As bancarrotas não são de agora. Análise a moedas romanas comprova crise financeira (e resolve debate histórico longo)

A investigação descobriu que as moedas romanas de prata pura passaram a conter também 10% de cobre, o que decifra o significado de uma misteriosa frase no ensaio De Officiis, de Marcus Tulius Cicera.

Muito antes de existirem bancos, mercados da bolsa, troikas ou FMIs, as crises económicas já se faziam sentir. Uma nova análise à composição de moedas romanas revelou mais detalhes sobre a crise financeira brevemente referida por Marcus Tulius Cicera no seu ensaio sobre a liderança moral — De Officiis — e pôs fim a um debate histórico antigo.

A descoberta foi feita por uma equipa de investigadores das Universidades de Warwich e de Liverpool, que analisaram moedas do período e notaram uma desvalorização muito maior destas do que os historiadores acreditavam, com moedas que eram inteiramente de prata antes de 90 A.C. a já incluírem 10% de cobre apenas cinco anos mais tarde.

“Os romanos estavam habituados a moedas de prata extremamente fina, por isso podem ter perdido confiança no dinheiro quando estas deixaram de ser puras. O nível preciso de desvalorização pode ter sido menos importante para os contemporâneos do que a mera realização de que a moeda foi adulterada e já não era feita de ‘prata verdadeira'”, revela Matthew Ponting, da Universidade de Liverpool.

Já Kevin Butcher, da Universidade de Warwick, refere que o puzzle da frase de De Officiis referente a “moedas que estão a ser atiradas, para que ninguém possa perceber o que têm” foi finalmente resolvido, depois de muitos historiadores debaterem este significado durante anos.

A referência faz parte de uma história que descreve comportamentos egoístas de Marius Gratidianus, que ficou com os louros pela proposta da reforma das moedas que foi criada em conjunto pelos tribunos e pelo colégio de pretores e que se tornou muito popular com o público.

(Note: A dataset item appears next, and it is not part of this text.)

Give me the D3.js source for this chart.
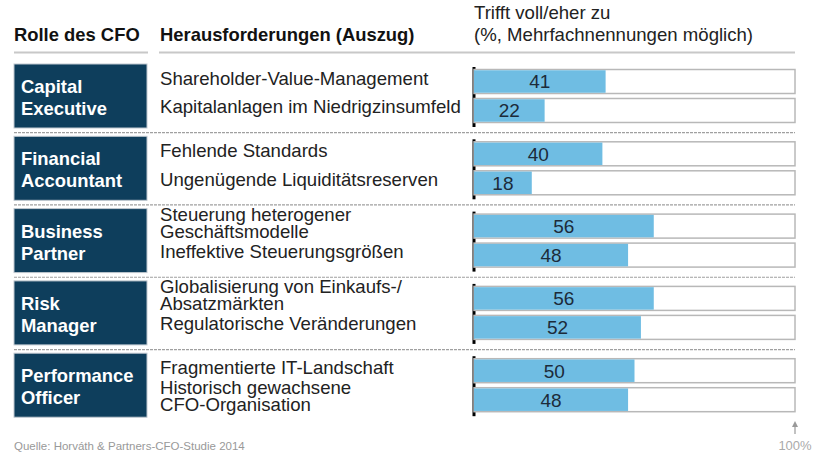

Kevin Butcher explica o contexto da frase, referindo que nos anos depois de 91 A.C., o estado romano estava em risco de entrar em bancarrota e que em 86 A.C. já havia uma crise de confiança na moeda.

“Uma teoria é que Gratidianus concertou a taxa de câmbio entre as moedas de prata e de bronze. Outra é de que ele tenha publicado um método para detetar dinheiro falso, e assim restaurou a confiança nas moedas. Infelizmente, as palavras de Cicero são demasiado obscuras para os historiadores determinarem exatamente o que se passava”, refere o investigador.

O projeto de investigação de cinco anos Rome and the Coinages of the Mediterranean 200 BCE — 64 CE pretende revelar novas informações sobre as economias do Império Romano e de outros estados banhados pelo Mediterrâneo ao analisar a composição das moedas e fazer o cruzamento das descobertas com os registos históricos que já conhecemos.